→ PROBLEM REQUIREMENTS
Any pictures in the records below must be left out when you repeat the lines from the line containing "Reproduce this chart with matplotlib." through the line containing "elinewidth=1.2, capsize=3.5, capthick=1.2, zorder=3)" exactly.

→ RECORDS SHOWN
⁂

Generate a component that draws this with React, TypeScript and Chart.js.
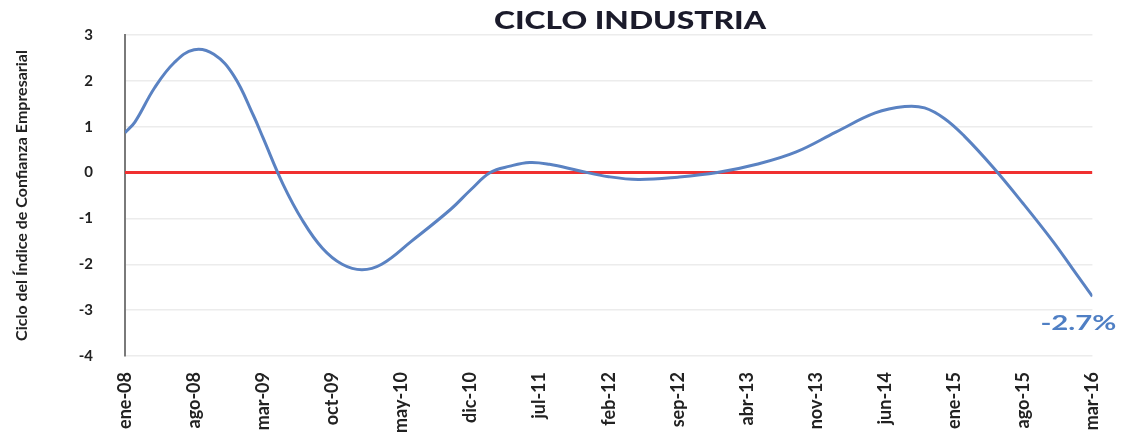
import React, { useEffect, useRef } from "react";
import { Chart, registerables } from "chart.js";

Chart.register(...registerables);

const TITLE = "CICLO INDUSTRIA";
const Y_TITLE = "Ciclo del Índice de Confianza Empresarial";
const TICK_LABELS = [
  "ene-08", "ago-08", "mar-09", "oct-09", "may-10", "dic-10", "jul-11", "feb-12",
  "sep-12", "abr-13", "nov-13", "jun-14", "ene-15", "ago-15", "mar-16",
];
// month index counted from ene-08
const MONTHS = [0, 1, 3, 5, 7, 9, 11, 13, 14, 16, 18, 20, 22, 24, 26, 29, 33, 35, 37, 39, 41, 43, 46, 49, 52, 56, 60, 64, 68, 72, 76, 79, 81, 83, 85, 88, 91, 94, 96, 98];
const CYCLE = [0.87, 1.1, 1.85, 2.4, 2.68, 2.58, 2.12, 1.25, 0.75, -0.25, -1.05, -1.65, -2.0, -2.12, -2.0, -1.5, -0.8, -0.38, 0, 0.14, 0.22, 0.18, 0.04, -0.09, -0.15, -0.1, 0, 0.18, 0.45, 0.88, 1.3, 1.44, 1.41, 1.18, 0.8, 0.1, -0.68, -1.5, -2.1, -2.7];
const ZERO_LINE = [0, 0];
const LAST_LABEL = "-2.7%";

const FONT = "Lato, 'Open Sans', sans-serif";

function drawStretched(c: any, text: string, cx: number, cy: number, width: number) {
  const w = c.measureText(text).width;
  c.save();
  c.translate(cx, cy);
  c.scale(width / w, 1);
  c.fillText(text, 0, 0);
  c.restore();
}

export default function App() {
  const ref = useRef<HTMLCanvasElement>(null);
  useEffect(() => {
    document.body.style.margin = "0";
    const ctx = ref.current!;
    const overlay = {
      id: "overlay",
      afterDatasetsDraw(chart: any) {
        const c = chart.ctx;
        const area = chart.chartArea;
        c.save();
        c.textAlign = "center";
        c.textBaseline = "middle";
        c.fillStyle = "#1b1b2b";
        c.font = `900 24px ${FONT}`;
        drawStretched(c, TITLE, area.left + 505, 21, 272);
        const meta = chart.getDatasetMeta(0);
        const last = meta.data[meta.data.length - 1];
        c.fillStyle = "#4f7fc4";
        c.font = `bold 21px ${FONT}`;
        drawStretched(c, LAST_LABEL, last.x - 14, last.y + 27, 76);
        c.restore();
      },
    };
    const chart = new Chart(ctx, {
      type: "line",
      data: {
        datasets: [
          {
            data: MONTHS.map((m, i) => ({ x: m, y: CYCLE[i] })),
            borderColor: "#5a82c2",
            borderWidth: 3,
            pointRadius: 0,
            tension: 0.4,
            order: 1,
          },
          {
            data: [0, 98].map((m, i) => ({ x: m, y: ZERO_LINE[i] })),
            borderColor: "#f03030",
            borderWidth: 3,
            pointRadius: 0,
            order: 2,
          },
        ],
      },
      options: {
        animation: false,
        responsive: false,
        layout: { padding: { top: 35, right: 26, left: 0, bottom: 0 } },
        plugins: { legend: { display: false }, tooltip: { enabled: false }, title: { display: false } },
        scales: {
          x: {
            type: "linear",
            min: 0,
            max: 98,
            afterBuildTicks(axis: any) {
              axis.ticks = TICK_LABELS.map((_, i) => ({ value: i * 7 }));
            },
            afterFit(axis: any) {
              axis.height = 79;
            },
            ticks: {
              autoSkip: false,
              maxRotation: 90,
              minRotation: 90,
              padding: 8,
              color: "#222",
              font: { family: FONT, size: 18, weight: "bold" },
              callback: (v: any) => TICK_LABELS[Math.round(Number(v) / 7)] ?? "",
            },
            grid: { display: false },
            border: { display: false },
          },
          y: {
            min: -4,
            max: 3,
            afterFit(axis: any) {
              axis.width = 125;
              axis.paddingTop = 0;
              axis.paddingBottom = 0;
            },
            ticks: {
              stepSize: 1,
              padding: 32,
              color: "#222",
              font: { family: FONT, size: 15, weight: "bold" },
            },
            grid: { color: "#ececec", lineWidth: 1.5, drawTicks: false },
            border: { display: true, color: "#7a7a7a", width: 2 },
            title: {
              display: true,
              text: Y_TITLE,
              color: "#222",
              padding: { top: 12, bottom: 0 },
              font: { family: FONT, size: 16, weight: "bold" },
            },
          },
        },
      },
      plugins: [overlay],
    } as any);
    return () => chart.destroy();
  }, []);
  return (
    <div style={{ width: 1122, height: 435 }}>
      <canvas ref={ref} width={1122} height={435} />
    </div>
  );
}
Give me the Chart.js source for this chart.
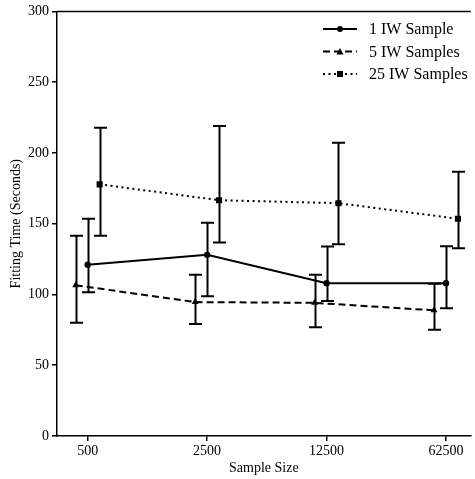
<!DOCTYPE html>
<html>
<head>
<meta charset="utf-8">
<script src="https://cdn.jsdelivr.net/npm/chart.js@4/dist/chart.umd.min.js"></script>
<style>
  html, body { margin: 0; padding: 0; background: #fff; overflow: hidden; }
  #wrap { width: 475px; height: 479px; }
</style>
</head>
<body>
<div id="wrap"><canvas id="c1"></canvas></div>
<script>
// data
const sampleSizes = ['500', '2500', '12500', '62500'];

const iw1Mean = [121, 128, 108, 108];
const iw1Low  = [101.6, 98.8, 95.3, 90.2];
const iw1High = [153.5, 150.7, 133.9, 134];

const iw5Mean = [106.5, 94.6, 94.1, 88.8];
const iw5Low  = [80, 79.2, 76.9, 75];
const iw5High = [141.4, 114, 114, 107.5];

const iw25Mean = [177.8, 166.6, 164.5, 153.5];
const iw25Low  = [141.4, 136.7, 135.5, 132.7];
const iw25High = [217.8, 219, 207.2, 186.7];

const yTicks = [0, 50, 100, 150, 200, 250, 300];

const FONT = "'Liberation Serif', 'DejaVu Serif', serif";

// points side by side around each tick
function pts(vals, shift) {
  return vals.map((v, i) => ({ x: i + shift, y: v }));
}

const errors = [
  { low: iw1Low, high: iw1High },
  { low: iw5Low, high: iw5High },
  { low: iw25Low, high: iw25High }
];

// error bars + top frame line + legend
const extras = {
  id: 'extras',
  afterDatasetsDraw(chart) {
    const ctx = chart.ctx;
    const xs = chart.scales.x, ys = chart.scales.y;
    const a = chart.chartArea;
    ctx.save();
    ctx.strokeStyle = '#000';
    ctx.lineWidth = 2;
    ctx.setLineDash([]);
    chart.data.datasets.forEach((ds, k) => {
      ds.data.forEach((p, i) => {
        const px = Math.round(xs.getPixelForValue(p.x)) + 0.5;
        const y1 = ys.getPixelForValue(errors[k].low[i]);
        const y2 = ys.getPixelForValue(errors[k].high[i]);
        ctx.beginPath();
        ctx.moveTo(px, y1); ctx.lineTo(px, y2);
        ctx.moveTo(px - 6.5, y1); ctx.lineTo(px + 6.5, y1);
        ctx.moveTo(px - 6.5, y2); ctx.lineTo(px + 6.5, y2);
        ctx.stroke();
      });
    });
    // top spine
    ctx.lineWidth = 1.5;
    ctx.beginPath();
    ctx.moveTo(a.left, a.top); ctx.lineTo(a.right, a.top);
    ctx.stroke();

    // legend
    ctx.font = '16px ' + FONT;
    ctx.fillStyle = '#000';
    ctx.textBaseline = 'middle';
    chart.data.datasets.forEach((ds, k) => {
      const ly = 29 + k * 22.5;
      ctx.lineWidth = ds.borderWidth;
      ctx.setLineDash(ds.borderDash || []);
      ctx.beginPath();
      ctx.moveTo(323, ly); ctx.lineTo(357, ly);
      ctx.stroke();
      ctx.setLineDash([]);
      const mx = 340;
      ctx.beginPath();
      if (ds.pointStyle === 'circle') {
        ctx.arc(mx, ly, 3, 0, Math.PI * 2);
      } else if (ds.pointStyle === 'triangle') {
        ctx.moveTo(mx, ly - 3.5); ctx.lineTo(mx + 3.5, ly + 3); ctx.lineTo(mx - 3.5, ly + 3); ctx.closePath();
      } else {
        ctx.rect(mx - 3, ly - 3, 6, 6);
      }
      ctx.fill();
      ctx.fillText(ds.label, 369, ly + 1);
    });
    ctx.restore();
  }
};

new Chart(document.getElementById('c1'), {
  type: 'line',
  data: {
    datasets: [
      {
        label: '1 IW Sample',
        data: pts(iw1Mean, 0),
        borderColor: '#000', backgroundColor: '#000',
        borderWidth: 2, pointStyle: 'circle', pointRadius: 3.2, pointBorderWidth: 0
      },
      {
        label: '5 IW Samples',
        data: pts(iw5Mean, -0.1),
        borderColor: '#000', backgroundColor: '#000',
        borderWidth: 2, borderDash: [7, 4], pointStyle: 'triangle', pointRadius: 4, pointBorderWidth: 0
      },
      {
        label: '25 IW Samples',
        data: pts(iw25Mean, 0.1),
        borderColor: '#000', backgroundColor: '#000',
        borderWidth: 2, borderDash: [2, 3.5], pointStyle: 'rect', pointRadius: 4.3, pointBorderWidth: 0
      }
    ]
  },
  options: {
    responsive: true,
    maintainAspectRatio: false,
    animation: false,
    layout: { padding: { top: 8, right: 0, left: 8, bottom: 0 } },
    plugins: { legend: { display: false }, tooltip: { enabled: false } },
    scales: {
      x: {
        type: 'linear',
        min: -0.257,
        max: 3.207,
        afterBuildTicks(s) { s.ticks = sampleSizes.map((_, i) => ({ value: i })); },
        afterFit(s) { s.height = 43; },
        ticks: {
          callback: (v) => sampleSizes[v],
          color: '#000', font: { family: FONT, size: 14 }, padding: 2, maxRotation: 0
        },
        grid: { drawOnChartArea: false, drawTicks: true, tickLength: 5, color: '#000', lineWidth: 1.5 },
        border: { display: true, color: '#000', width: 1.5 },
        title: { display: true, text: 'Sample Size', color: '#000', font: { family: FONT, size: 14 }, padding: { top: 0, bottom: 2 } }
      },
      y: {
        min: 0,
        max: 300,
        afterBuildTicks(s) { s.ticks = yTicks.map(v => ({ value: v })); },
        afterFit(s) { s.width = 49; },
        ticks: { color: '#000', font: { family: FONT, size: 14 }, padding: 3 },
        grid: { drawOnChartArea: false, drawTicks: true, tickLength: 5, color: '#000', lineWidth: 1.5 },
        border: { display: true, color: '#000', width: 1.5 },
        title: { display: true, text: 'Fitting Time (Seconds)', color: '#000', font: { family: FONT, size: 14 }, padding: { top: 0, bottom: 0 } }
      }
    }
  },
  plugins: [extras]
});
</script>
</body>
</html>
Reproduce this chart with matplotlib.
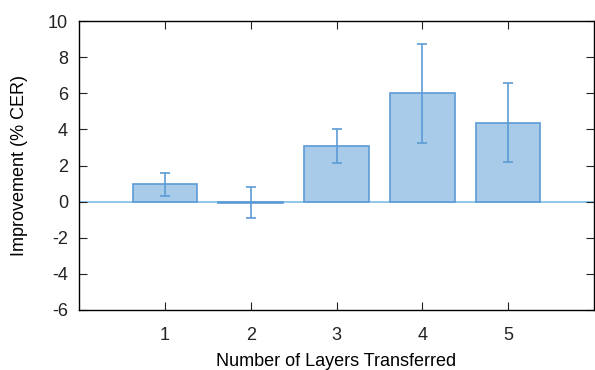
import numpy as np
import matplotlib
matplotlib.use("Agg")
import matplotlib.pyplot as plt

plt.rcParams['font.family'] = ['Liberation Sans', 'DejaVu Sans']
plt.rcParams['axes.unicode_minus'] = False

# data
layers = [1, 2, 3, 4, 5]
improvement = [0.96, -0.05, 3.08, 6.0, 4.37]
err = [0.63, 0.87, 0.94, 2.74, 2.19]
y_ticks = [-6, -4, -2, 0, 2, 4, 6, 8, 10]

fill_color = '#a7cbe8'
edge_color = '#5b9bd5'

fig = plt.figure(figsize=(5.95, 3.7), dpi=100)
ax = fig.add_axes([79 / 595, 60 / 370, 515 / 595, 289 / 370])

ax.axhline(0, color='#7fbde8', lw=1.2, zorder=1)
ax.bar(layers, improvement, width=0.75, color=fill_color, edgecolor=edge_color,
       linewidth=1.2, zorder=2)
ax.errorbar(layers, improvement, yerr=err, fmt='none', ecolor=edge_color,
            elinewidth=1.2, capsize=3.5, capthick=1.2, zorder=3)

ax.set_xlim(0, 6)
ax.set_ylim(-6, 10)
ax.set_xticks(layers)
ax.set_yticks(y_ticks)
ax.tick_params(direction='in', length=6, width=0.8, top=True, right=True,
               labelsize=13, colors='#222222', pad=8)
ax.tick_params(axis='x', pad=12)
for s in ax.spines.values():
    s.set_linewidth(1.0)

ax.set_xlabel('Number of Layers Transferred', fontsize=13, labelpad=7)
ax.set_ylabel('Improvement (% CER)', fontsize=13, labelpad=14)

fig.savefig('out.png', dpi=100)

⁂

→ REPLY TO THE EXERCISE
Reproduce this chart with matplotlib.
import numpy as np
import matplotlib
matplotlib.use("Agg")
import matplotlib.pyplot as plt

plt.rcParams['font.family'] = ['Liberation Sans', 'DejaVu Sans']
plt.rcParams['axes.unicode_minus'] = False

# data
layers = [1, 2, 3, 4, 5]
improvement = [0.96, -0.05, 3.08, 6.0, 4.37]
err = [0.63, 0.87, 0.94, 2.74, 2.19]
y_ticks = [-6, -4, -2, 0, 2, 4, 6, 8, 10]

fill_color = '#a7cbe8'
edge_color = '#5b9bd5'

fig = plt.figure(figsize=(5.95, 3.7), dpi=100)
ax = fig.add_axes([79 / 595, 60 / 370, 515 / 595, 289 / 370])

ax.axhline(0, color='#7fbde8', lw=1.2, zorder=1)
ax.bar(layers, improvement, width=0.75, color=fill_color, edgecolor=edge_color,
       linewidth=1.2, zorder=2)
ax.errorbar(layers, improvement, yerr=err, fmt='none', ecolor=edge_color,
            elinewidth=1.2, capsize=3.5, capthick=1.2, zorder=3)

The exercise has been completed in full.